3 апреля 1946 года Пастернак принимал участие в вечере поэзии, куда пригласили московских и ленинградских поэтов. Пастернак опоздал[165], и аудитория разразилась аплодисментами, когда он попытался незаметно пройти на сцену. Выступавший в то время поэт вынужден был прервать чтение до тех пор, пока Пастернак не сядет на место. Перебитого и, несомненно, раздраженного поэта звали Алексей Сурков; в его лице Пастернак нажил непримиримого врага. Именно Сурков говорил, что Пастернаку, чтобы стать великим, необходимо впитать в себя революцию. Разрыв казался не простым совпадением, когда примерно то же произошло почти через два года, когда Сурков выступал на «Вечере поэзии»[166] в Политехническом музее, посвященном теме: «Долой поджигателей войны! За прочный мир, за народную демократию!» Зал Политехнического считался одним из самых больших в Москве; он был настолько переполнен, что люди сидели в проходах, а на улице толпились те, кто не мог попасть в зал. Сурков приближался к концу стихотворного обличения НАТО, Уинстона Черчилля и всяких западных агрессоров, когда аудитория взорвалась аплодисментами — как будто невпопад. Покосившись через плечо, Сурков снова увидел Пастернака. Незаметно пробираясь на сцену, он снова лишил Суркова заслуженных похвал. Он вытянул руки, чтобы утихомирить толпу и позволить Суркову продолжать. Когда Пастернака наконец вызвали к микрофону, он лукаво заметил: «К сожалению, у меня нет стихов по теме вечера, но я прочту вам несколько вещей, написанных до войны». Каждое стихотворение встречалось восторженно. Кто-то закричал: «Шестьдесят шестой давай!», имея в виду 66-й сонет Шекспира, который Пастернак перевел в 1940 году. В сонете бард восклицает:
И вспоминать, что мысли заткнут рот,И разум сносит глупости хулу,И прямодушье простотой слывет,И доброта прислуживает злу.Измучась всем, не стал бы жить и дня,Да другу трудно будет без меня.Пастернаку хватило ума не цитировать строки, в которых усматривалась отсылка на политику.
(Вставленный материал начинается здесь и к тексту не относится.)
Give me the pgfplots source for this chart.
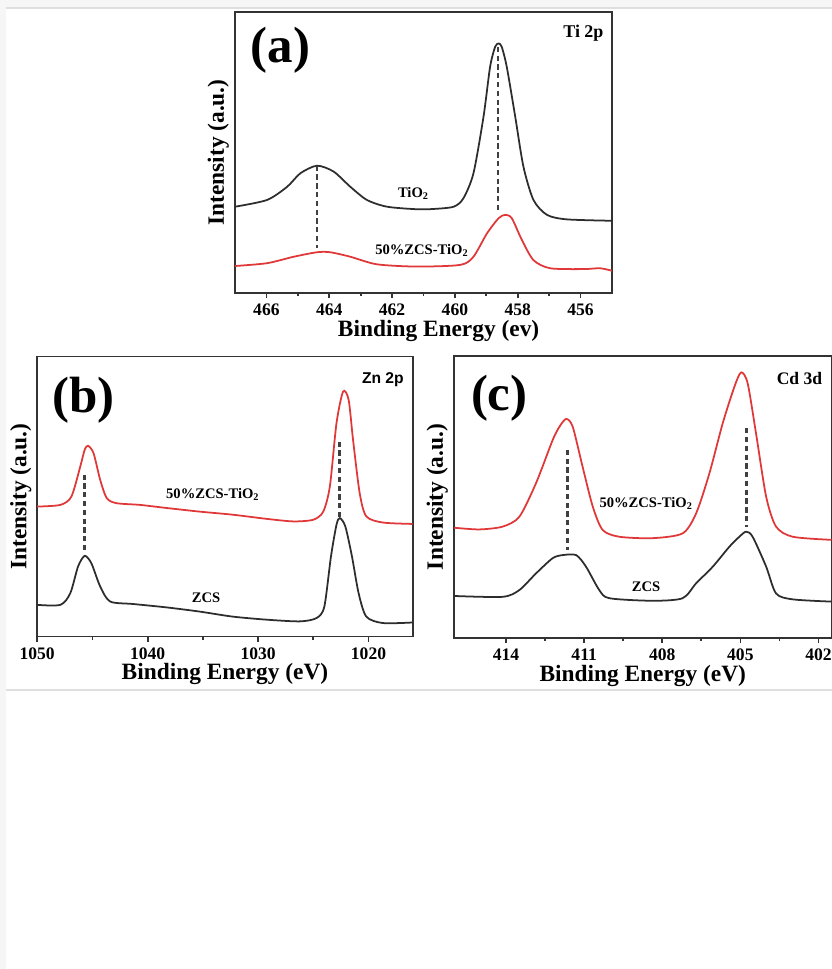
\documentclass[border=0pt]{standalone}
\usepackage{fontspec}
\setmainfont{Liberation Serif}
\newfontfamily\sansbf{Liberation Sans}
\usepackage{pgfplots}
\pgfplotsset{compat=1.18}

\definecolor{curvered}{RGB}{224,56,56}
\definecolor{curvegray}{RGB}{45,45,45}

\pgfplotsset{
  xpspanel/.style={
    scale only axis,
    x dir=reverse,
    ymin=0, ymax=100,
    ytick=\empty,
    xtick pos=left,
    tick align=outside,
    minor x tick num=1,
    major tick length=2.9pt,
    minor tick length=1.8pt,
    axis line style={line width=1.1pt, black!80},
    every tick/.style={line width=1pt, black!80},
    tick label style={font=\bfseries\fontsize{10}{11}\selectfont, text=black},
    /pgf/number format/assume math mode=true,
    /pgf/number format/1000 sep={},
    ylabel={Intensity (a.u.)},
    every axis y label/.style={at={(axis description cs:-0.044,0.5)}, rotate=90, anchor=center,
      font=\bfseries\fontsize{13.3}{15}\selectfont},
    every axis x label/.style={at={(axis description cs:0.5,-0.134)}, anchor=center,
      font=\bfseries\fontsize{13.3}{15}\selectfont},
  },
  spec/.style={line width=1pt, smooth, tension=0.45, no marks},
  guide/.style={line width=1.6pt, black!75, dash pattern=on 3pt off 2pt, no marks},
}
\tikzset{
  curvelabel/.style={font=\bfseries\fontsize{8.3}{10}\selectfont},
  panellabel/.style={font=\bfseries\fontsize{29}{32}\selectfont},
}

\begin{document}
\begin{tikzpicture}
\useasboundingbox (0,0) rectangle (16.64,19.38);
\fill[gray!7] (0,0) rectangle (16.64,19.38);
\fill[white] (0.12,0) rectangle (16.64,19.22);
\draw[gray!25, line width=0.6pt] (0.12,19.22) -- (16.64,19.22);
\draw[gray!25, line width=0.6pt] (0.12,5.58) -- (16.64,5.58);

% (a) Ti 2p
\begin{axis}[xpspanel,
  at={(4.70cm,13.52cm)}, anchor=south west,
  width=7.54cm, height=5.62cm,
  xmin=455, xmax=467,
  xtick={456,458,...,466},
  xlabel={Binding Energy (ev)},
  every axis x label/.append style={at={(axis description cs:0.54,-0.134)}},
]
\addplot[spec, curvegray] coordinates {
  (467.0,30.7) (465.98,33.1) (465.34,37.8) (464.92,42.6) (464.39,45.3)
  (463.86,43.2) (463.33,37.8) (462.80,33.1) (462.16,30.7) (461.21,29.8)
  (460.68,29.9) (460.04,30.7) (459.73,33.7) (459.41,42.6) (459.09,62.7)
  (458.88,80.5) (458.72,87.6) (458.61,88.8) (458.51,87.6) (458.35,80.5)
  (458.08,62.7) (457.82,45.0) (457.50,33.1) (457.07,27.8) (456.44,26.2)
  (455.0,25.7)
};
\addplot[spec, curvered] coordinates {
  (467.0,9.6) (465.98,10.6) (465.13,12.9) (464.39,14.5) (463.97,14.5)
  (463.33,12.9) (462.48,10.2) (461.21,9.4) (459.83,10.0) (459.41,12.9)
  (458.98,21.2) (458.61,26.6) (458.40,27.8) (458.19,26.6) (457.87,18.9)
  (457.50,11.7) (456.97,8.8) (455.91,8.5) (455.38,8.8) (455.0,7.9)
};
\addplot[guide] coordinates {(464.39,45.3) (464.39,15.9)};
\addplot[guide] coordinates {(458.63,87.6) (458.63,28.4)};
\node[curvelabel] at (axis cs:461.32,35.5) {TiO\textsubscript{2}};
\node[curvelabel] at (axis cs:461.05,15.3) {50\%ZCS-TiO\textsubscript{2}};
\node[font=\bfseries\fontsize{10.2}{11}\selectfont] at (axis cs:455.91,92.4) {Ti 2p};
\node[panellabel] at (axis cs:465.55,86.5) {(a)};
\end{axis}

% (b) Zn 2p
\begin{axis}[xpspanel,
  at={(0.744cm,6.65cm)}, anchor=south west,
  width=7.51cm, height=5.60cm,
  xmin=1016, xmax=1050,
  xtick={1020,1030,1040,1050},
  xlabel={Binding Energy (eV)},
]
\addplot[spec, curvered] coordinates {
  (1050.0,46.4) (1047.9,47.0) (1046.9,50.0) (1046.1,60.7) (1045.7,66.7)
  (1045.4,68.1) (1044.9,65.5) (1044.3,56.0) (1043.7,49.4) (1042.8,47.6)
  (1040.7,47.0) (1038.3,45.9) (1035.3,44.6) (1032.3,43.5) (1029.2,42.0)
  (1026.8,41.1) (1025.0,41.7) (1024.1,44.6) (1023.5,53.6) (1022.9,76.2)
  (1022.3,87.5) (1021.8,84.5) (1021.4,70.2) (1020.8,51.2)
  (1020.2,42.9) (1018.7,40.7) (1016.0,40.2)
};
\addplot[spec, curvegray] coordinates {
  (1050.0,11.3) (1047.9,11.3) (1047.0,15.5) (1046.3,25.0) (1045.7,28.8)
  (1045.1,26.2) (1044.3,17.9) (1043.4,12.5) (1041.3,11.6) (1038.3,10.4)
  (1035.3,8.9) (1032.3,7.1) (1029.2,6.0) (1026.2,5.4) (1024.7,6.6)
  (1024.0,10.7) (1023.4,28.6) (1022.9,39.9) (1022.6,42.3) (1022.1,39.3)
  (1021.5,28.6) (1020.9,15.5) (1020.2,7.1) (1018.7,4.8) (1016.0,5.0)
};
\addplot[guide] coordinates {(1045.7,57.8) (1045.7,29.8)};
\addplot[guide] coordinates {(1022.6,69.6) (1022.6,42.3)};
\node[curvelabel] at (axis cs:1034.1,50.6) {50\%ZCS-TiO\textsubscript{2}};
\node[curvelabel] at (axis cs:1034.7,13.7) {ZCS};
\node[font=\sansbf\bfseries\fontsize{8.9}{10}\selectfont] at (axis cs:1018.7,91.7) {Zn 2p};
\node[panellabel] at (axis cs:1045.8,84.5) {(b)};
\end{axis}

% (c) Cd 3d
\begin{axis}[xpspanel,
  at={(9.08cm,6.62cm)}, anchor=south west,
  width=7.55cm, height=5.64cm,
  xmin=401.5, xmax=416,
  xtick={402,405,...,414},
  xlabel={Binding Energy (eV)},
]
\addplot[spec, curvered] coordinates {
  (415.99,39.1) (415.03,38.5) (414.13,39.5) (413.49,43.0) (412.85,54.9)
  (412.21,70.2) (411.95,74.9) (411.69,77.7) (411.44,74.9) (411.06,60.7)
  (410.67,46.6) (410.29,38.3) (409.65,35.9) (408.37,35.4) (407.22,37.1)
  (406.70,44.2) (406.19,58.4) (405.68,76.1) (405.23,89.1) (404.97,94.2)
  (404.72,90.3) (404.40,72.6) (404.01,50.1) (403.63,39.5) (402.99,35.9)
  (401.50,34.8)
};
\addplot[spec, curvegray] coordinates {
  (415.99,14.9) (414.13,14.6) (413.49,17.0) (412.85,22.9) (412.21,28.3)
  (411.82,29.4) (411.31,29.4) (410.93,25.3) (410.42,17.0) (410.03,14.1)
  (408.37,13.2) (407.22,14.1) (406.70,19.4) (406.06,25.3) (405.42,32.4)
  (405.04,35.9) (404.78,37.7) (404.53,35.9) (404.01,25.3) (403.63,15.8)
  (402.99,13.7) (401.50,12.9)
};
\addplot[guide] coordinates {(411.63,66.7) (411.63,31.2)};
\addplot[guide] coordinates {(404.78,74.4) (404.78,39.5)};
\node[curvelabel] at (axis cs:408.62,47.8) {50\%ZCS-TiO\textsubscript{2}};
\node[curvelabel] at (axis cs:408.62,18.2) {ZCS};
\node[font=\bfseries\fontsize{10}{11}\selectfont] at (axis cs:402.73,92.1) {Cd 3d};
\node[panellabel] at (axis cs:414.26,85) {(c)};
\end{axis}
\end{tikzpicture}
\end{document}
Но продолжительные аплодисменты перешли в овацию, кто-то топал ногами — потенциально опасное изъявление любви для ее получателя. (Когда так же принимали Ахматову на одном вечере во время войны, Сталин, по слухам, спросил: «Кто организовал овацию?»[167]) Председательствующий на вечере звонил в колокольчик, пробуя восстановить порядок, и Пастернак позволил себе торжествующую улыбку. Большая группа слушателей последовала за ним после вечера домой. Сурков кипел от злости. Во время войны он сделал себе имя топорными патриотическими стихами, в которых провозглашал:
С бандой фашистов[168] сразитьсяСмелых Отчизна зовет.Смелого пуля боится,Смелого штык не берет.Один западный репортер[169], живший в то время в Москве, писал о «подчеркнутой мужественности» Суркова. Грубый, краснолицый и мускулистый, он говорил громко — иногда казалось, будто он обращается к толпе, а не к одному собеседнику. Ходил он нарочито быстро, широким шагом. Сурков родился на девять лет позже Пастернака в крестьянской семье в подмосковной деревне; приехав в столицу, он задумал завоевать себе прочное положение. Венгерский писатель Дьердь Далош, учившийся в МГУ, назвал его особым советским видом мольеровского «мещанина во дворянстве». Далош пришел к выводу: «…чтобы понять фигуру[170] вроде Суркова, добро и зло следует считать не противоположностями, но частями одного нераздельного целого». Один советский перебежчик, давший показания в конгрессе США, утверждал, что Сурков был «человеком КГБ»[171], имея в виду, что он считался доверенным лицом, исполнявшим, когда требовалось, поручения органов госбезопасности.
Надежда Мандельштам отмечала, что в разговорах Сурков всегда ссылался на некую таинственную организацию, которую он называл «они». Он часто даже хотел проявить доброту, но не способен был действовать, пока не узнает мнения вышестоящих.